Designing tattoos for my brother's guitar...

For those who've visited my guitar page, you know that my Uncle Kenny can do spectacular things with wood. My page emphasizes the archtops because that's what I play.

My brother is getting his turn, having a steel string flat top made, and I enlisted to help with the inlay designs. For whatever reason, he wanted oak leaves and acorns, and I came up with some stuff along those lines. I also worked with some Celtic knots and made a Celtic cross with knots. Since the line art doesn't really show well, I faked some 'shell' material from some marble, placed the designs on burl for the headstock stuff and on a dark grained wood for the fingerboard inlays. It's not the whole neck, just an image of what might go between the frets at a given juncture.

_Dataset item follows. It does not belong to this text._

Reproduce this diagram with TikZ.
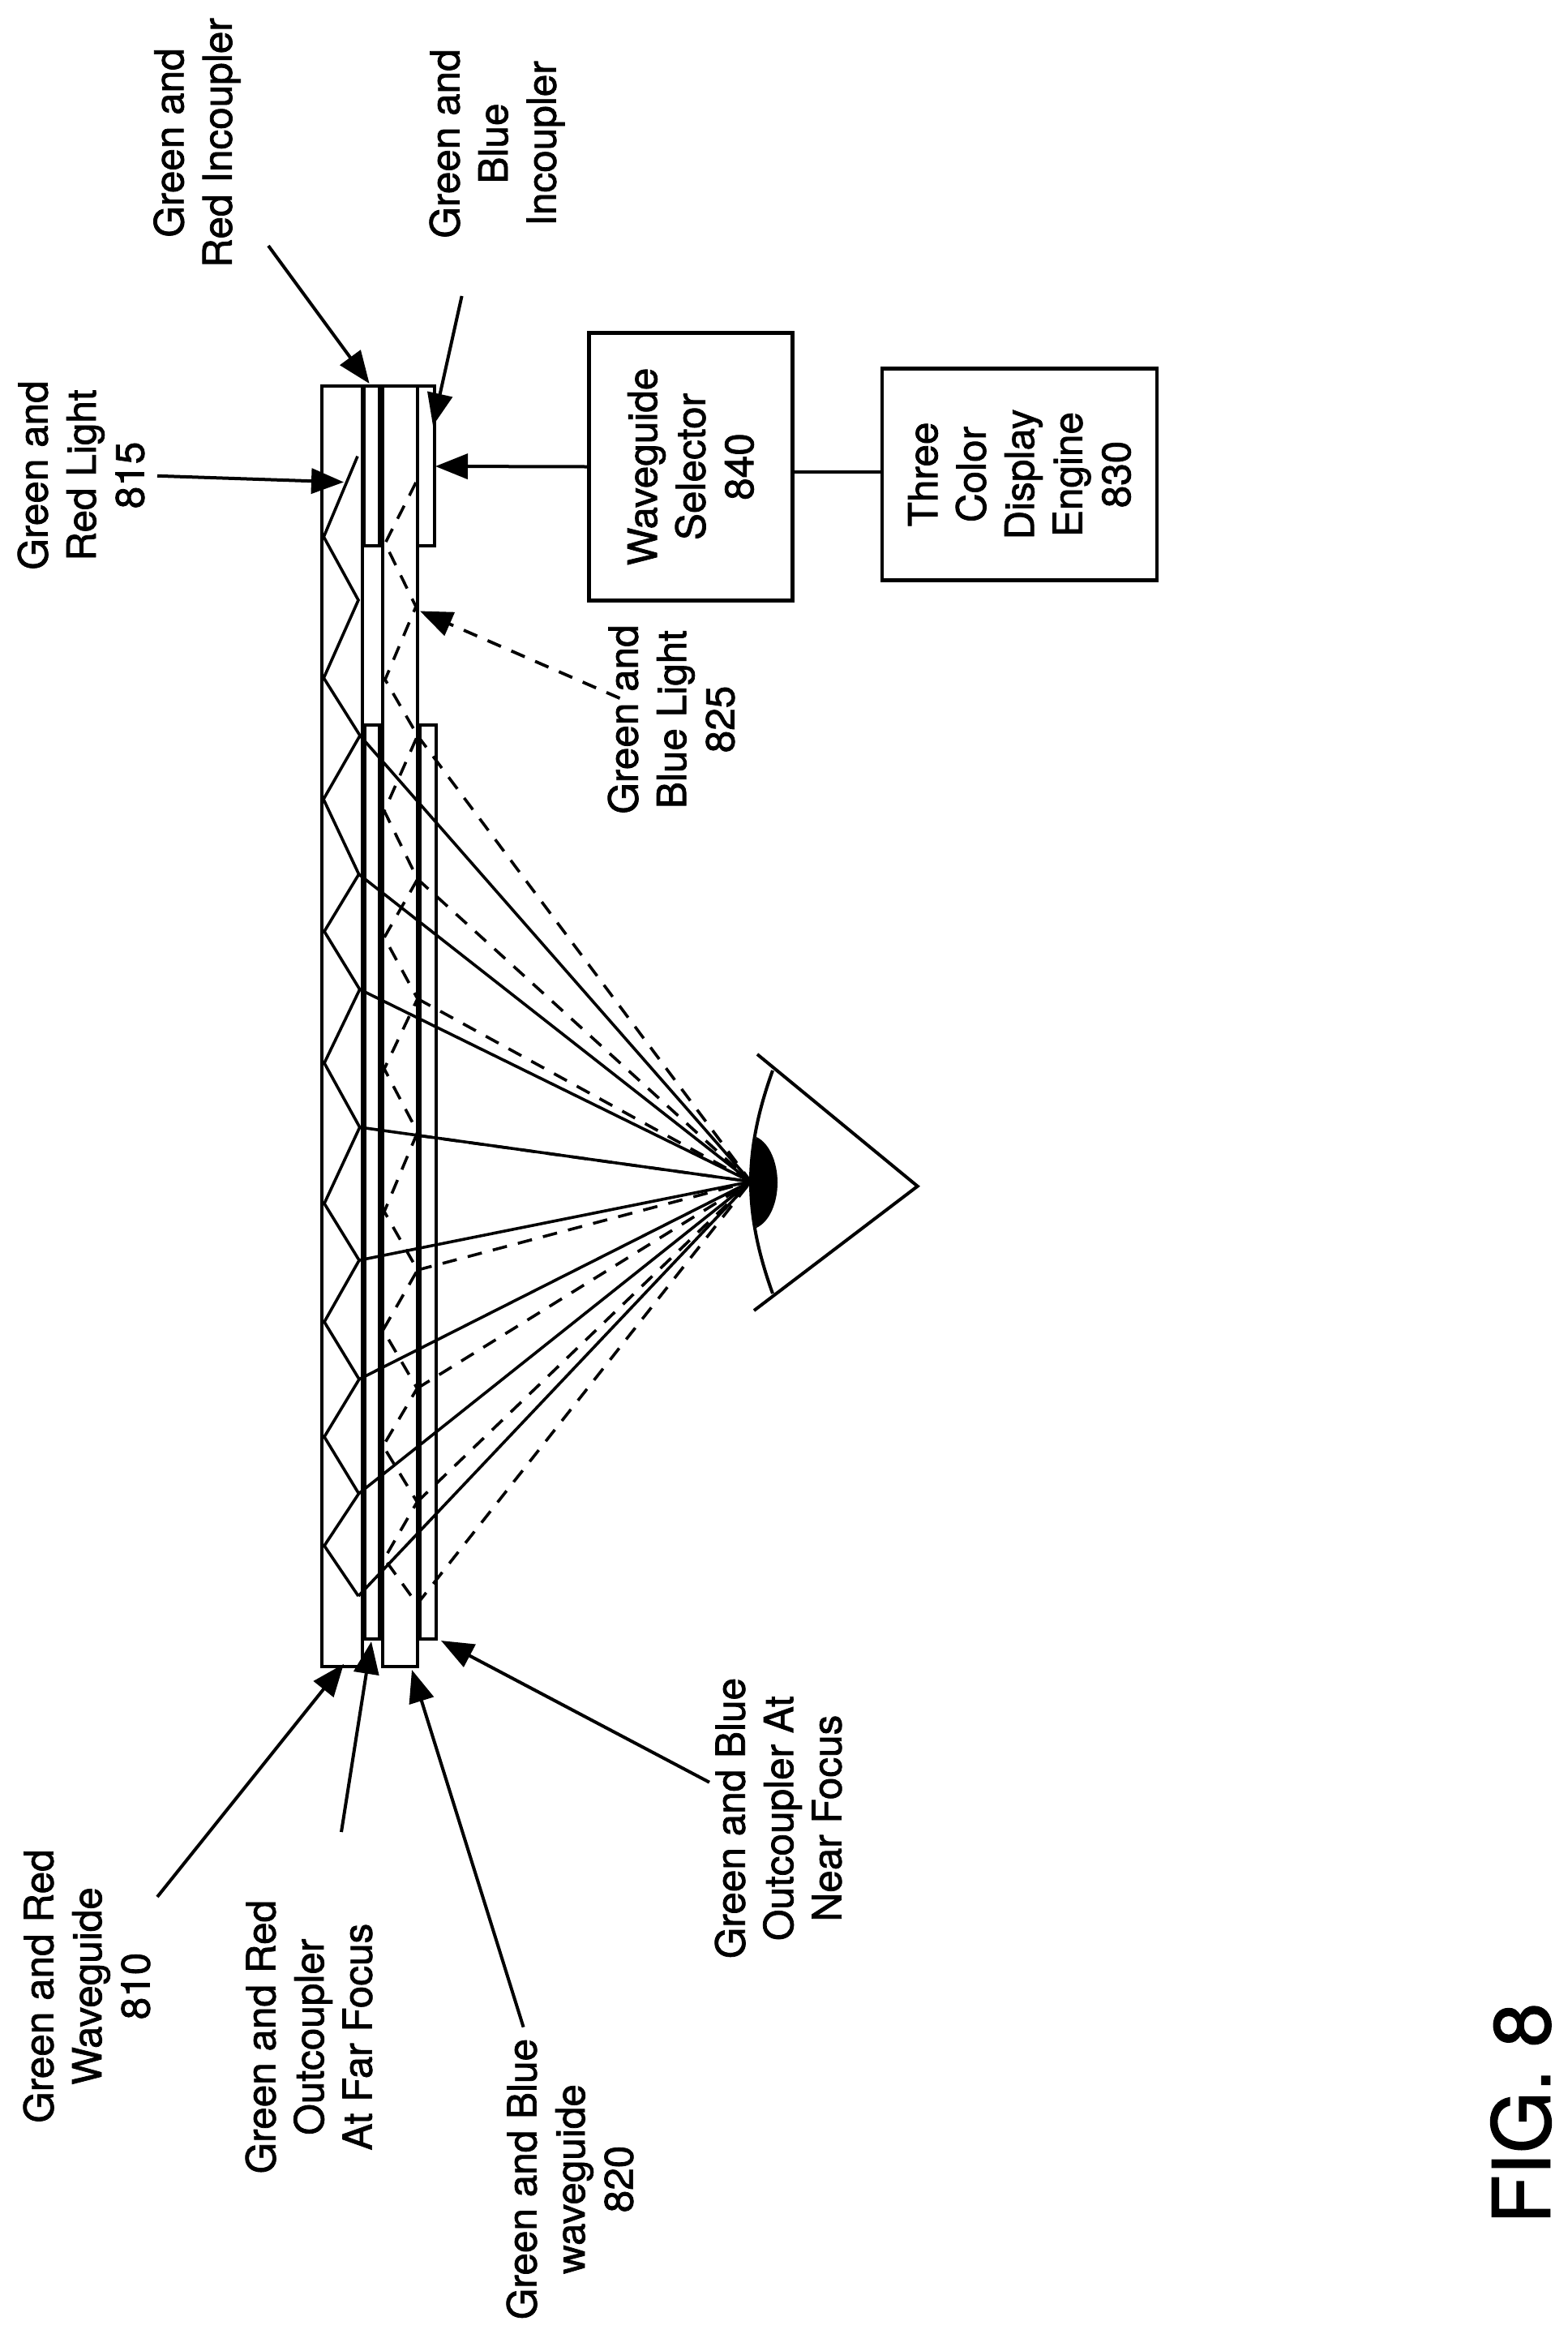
\documentclass[tikz,border=0pt]{standalone}
\usepackage{fontspec}
\setmainfont{TeX Gyre Heros}
\newfontfamily\lblfont[FakeBold=1.5]{TeX Gyre Heros}
\usetikzlibrary{arrows.meta}
\tikzset{
  lbl/.style={rotate=90,align=center,inner sep=0pt,font=\lblfont\fontsize{49.5}{59.5}\selectfont},
  wall/.style={draw=black,line width=4pt,line join=miter},
  box/.style={draw=black,line width=4.5pt,rotate=90,align=center,inner sep=0pt,font=\lblfont\fontsize{49.5}{59.5}\selectfont},
  ray/.style={black,line width=3.6pt,line join=miter},
  dray/.style={black,line width=3.6pt,dash pattern=on 18pt off 14pt},
  callout/.style={black,line width=4pt,-{Triangle[length=40pt,width=31pt]}},
  dcallout/.style={black,line width=3.8pt,dash pattern=on 18pt off 14pt,-{Triangle[length=40pt,width=31pt]}}
}
\begin{document}
\begin{tikzpicture}[x=1pt,y=-1pt]
\useasboundingbox (0,0) rectangle (1934,2878);
% waveguides and couplers
\draw[wall] (397,476) rectangle (446.5,2055);
\draw[wall] (472,476) rectangle (515,2055);
\draw[wall] (449,476) rectangle (468,672.5);
\draw[wall] (450,894) rectangle (468,2021);
\draw[wall] (515,476) rectangle (535.5,672.5);
\draw[wall] (518,894) rectangle (537.5,2021);
% eye
\coordinate (E) at (926,1457);
\fill[black] (933,1402) .. controls (950,1410) and (959,1435) .. (959,1458)
  .. controls (959,1482) and (950,1506) .. (933,1514)
  .. controls (926,1490) and (924,1425) .. (933,1402) -- cycle;
\coordinate (eyeA) at (934,1300);
\coordinate (eyeB) at (1131.7,1462.7);
\coordinate (eyeC) at (930,1616);
\coordinate (arcA) at (953,1320);
\coordinate (arcB) at (953,1595);
\draw[ray,line width=4pt] (eyeA) -- (eyeB) -- (eyeC);
\draw[ray,line width=4pt] (arcA) .. controls (917,1420) and (917,1495) .. (arcB);
% solid light path
\draw[ray] (441,562.6) -- (399.3,662) -- (442,740) -- (399.3,836)
  -- (444,907) -- (399,985.5) -- (442.6,1078) -- (400,1148.5)
  -- (443.7,1220) -- (400,1310.8) -- (443.7,1390) -- (400,1484)
  -- (443,1554) -- (400,1630) -- (443,1700.7) -- (400,1771.7)
  -- (442.5,1841.7) -- (400,1906) -- (442,1968);
\foreach \p in {(444,907),(442.6,1078),(443.7,1220),(443.7,1390),(443,1554),(443,1700.7),(442.5,1841.7),(442,1968)}
  \draw[ray] \p -- (E);
% dashed light path
\draw[dray] (513,595) -- (475,670) -- (513,748) -- (475,838)
  -- (515,907) -- (474,1000) -- (515,1084) -- (474,1156)
  -- (515,1231.5) -- (474,1318) -- (515,1396) -- (474,1494)
  -- (515,1566) -- (472.5,1640) -- (514.5,1712) -- (472.5,1783)
  -- (514.5,1852) -- (474,1922) -- (514.5,1978);
\foreach \p in {(515,907),(515,1084),(515,1231.5),(515,1400),(515,1566),(514.5,1712),(514.5,1852),(514.5,1978)}
  \draw[dray] \p -- (E);
% boxes
\node[box,minimum width=330pt,minimum height=251pt] (sel) at (852,575.5) {Waveguide\\Selector\\840};
\node[box,minimum width=260.8pt,minimum height=339pt] (eng) at (1257.5,585) {Three\\Color\\Display\\Engine\\830};
\coordinate (selT) at (537,575);
\coordinate (selR) at (977.6,582);
\draw[callout] (sel.north) -- (selT);
\draw[black,line width=4pt] (selR) -- (selR -| eng.north);
% labels
\node[lbl] (l815) at (100,586) {Green and\\Red Light\\815};
\node[lbl] (lri) at (243,176) {Green and\\Red Incoupler};
\node[lbl] (lbi) at (613,177) {Green and\\Blue\\Incoupler};
\node[lbl] (l825) at (828,887) {Green and\\Blue Light\\825};
\node[lbl] (l810) at (107,2449) {Green and Red\\Waveguide\\810};
\node[lbl] (lfar) at (381,2511.6) {Green and Red\\Outcoupler\\At Far Focus};
\node[lbl] (l820) at (703,2687) {Green and Blue\\waveguide\\820};
\node[lbl] (lnear) at (960,2242) {Green and Blue\\Outcoupler At\\Near Focus};
\node[rotate=90,inner sep=0pt,font=\lblfont\fontsize{98}{110}\selectfont] (fig) at (1876,2606) {FIG. 8};
% callouts
\coordinate (a1) at (331,303);   \coordinate (b1) at (455.6,473);
\coordinate (a2) at (569.6,365); \coordinate (b2) at (534,525);
\coordinate (a3) at (194,586.8); \coordinate (b3) at (424,594.5);
\coordinate (a4) at (764.5,861); \coordinate (b4) at (518,753.5);
\coordinate (a5) at (194,2339);  \coordinate (b5) at (424,2051.7);
\coordinate (a6) at (421,2259);  \coordinate (b6) at (458,2024);
\coordinate (a7) at (645.6,2499.6); \coordinate (b7) at (508,2059);
\coordinate (a8) at (875,2197.7);   \coordinate (b8) at (544,2023);
\draw[callout] (a1) -- (b1);
\draw[callout] (a2) -- (b2);
\draw[callout] (a3) -- (b3);
\draw[dcallout] (a4) -- (b4);
\draw[callout] (a5) -- (b5);
\draw[callout] (a6) -- (b6);
\draw[callout] (a7) -- (b7);
\draw[callout] (a8) -- (b8);
\end{tikzpicture}
\end{document}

I haven't heard back yet to find out what he thinks of the designs. The idea is to make them personal, and since I don't know why he's hooked on oak (not an instrument wood typically), it's maybe a little tricky to get a handle on it. It's like designing a tattoo for someone, if you think of something way cooler after it's done, too bad, maybe next guitar.

Having a fine handmade guitar isn't an everyday sort of thing. Having a fine luthier in the family adds a whole other dimension. My guitar isn't just a prize possession, it's an heirloom and I'll haunt anyone who lets it out of the family. That's why the 'M' inlays for the fingerboard. I think he's going to go for the 'McBride' arching over the top of the headstock, something I'd designed for my archtop. Kenny was so in love with that he put it on a banjo he'd made 25 years ago.

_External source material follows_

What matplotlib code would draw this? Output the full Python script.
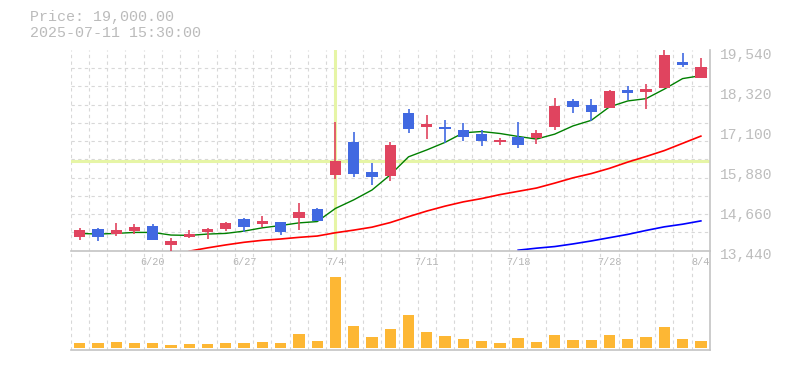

The wee thing, by the way, is an acorn meant to be in scale with the oak leaves for the finger rest. The idea being that the leaves would be maybe the 5th and 12th position markers and the acorns could go in 1st, 3rd and 7th position. Not only does it maintain a fairly natural scale but it functions as a dot inlay. Kenny blew me away with the bees on my fingerrest, he even made little inlaid eyes on them, so I'm pretty sure I'm not reaching beyond his ability.



The green of the leaves is problematic. Getting reds, greens, purples out of shell is not only tricky but when sanding down, those micro-thin layers of color come off. Sometimes the layer underneath is a totally different color, which is how I ended up with gold and silver apples on my tailpiece when Kenny was going for red and green (if memory serves). There's laminate products made from shell that can give you consistent color, but it depends on your temperament whether you think that's organic enough for a handmade instrument.